The sixth day of the new moon of May is the birthday of Artemis, Goddess of birth and protector of wild creatures. The seventh day of the May moon is the birthday of her brother Apollo, for whom one-day-old Artemis acted as midwife

In many countries, workers are honored with a day off on May Day. In Europe, families decorate the graves of their ancestors with flowers. In the Celtic lands, humans offer milk and cheese to the faery folk. In Rome, three Lemuralia festivals were held in May, when ancestors returned to visit their families

On the ides of May, the priestesses of the Goddess Vesta worked magic for rain, carrying water from the spring of the nymph Egeria in a widdershins procession through Rome and casting reed puppets into the Tiber River.

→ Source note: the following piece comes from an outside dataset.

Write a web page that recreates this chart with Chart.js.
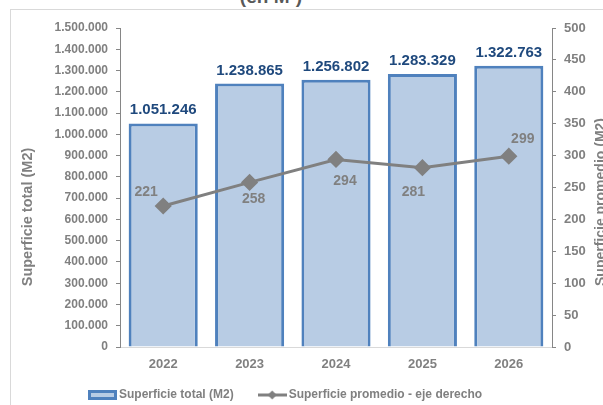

In March, they led a sunwise procession by the same route to strengthen the sun

Hermes and his mother, Maia, were worshipped on the ides of May. Triple-headed Hermes, inventor of all the arts, leads souls through life and birth and death. Cattle rustler, guide, carrier of dreams, secret agent, prowler, guardian, he made the lyre from a turtle shell. He is a computer wizard and a beekeeper and an entrepreneur, the original Prince of Thieves who says he was "just born yesterday." Called Kriophoros, the Ram-Bearer, he carries divine children to birth. He is Coyote and St. Christopher and the Man in Black who summons the witches to dance. He is the lover of both Hekate and Aphrodite

After the rains of April, Iris brings the rainbow. Fleet-footed messenger of the gods, she exceeds Hermes in speed and grace. Daughter of Wonder, sister of the Harpies, mother of Love by the West Wind, she displays the colors of the seven planets. Iris is the Angelos, the messenger who speaks directly to the soul, the bright aspect of Hekate. She prepares Hera's bridal bed. She is the color of your eyes. She is Maya, the source of waters from on high. She is Kore and Shakti and Strength in the Tarot deck, binding the Nemean lion with her girdle of flowers. Swift as thought, she binds earth to sky with ribbons of light.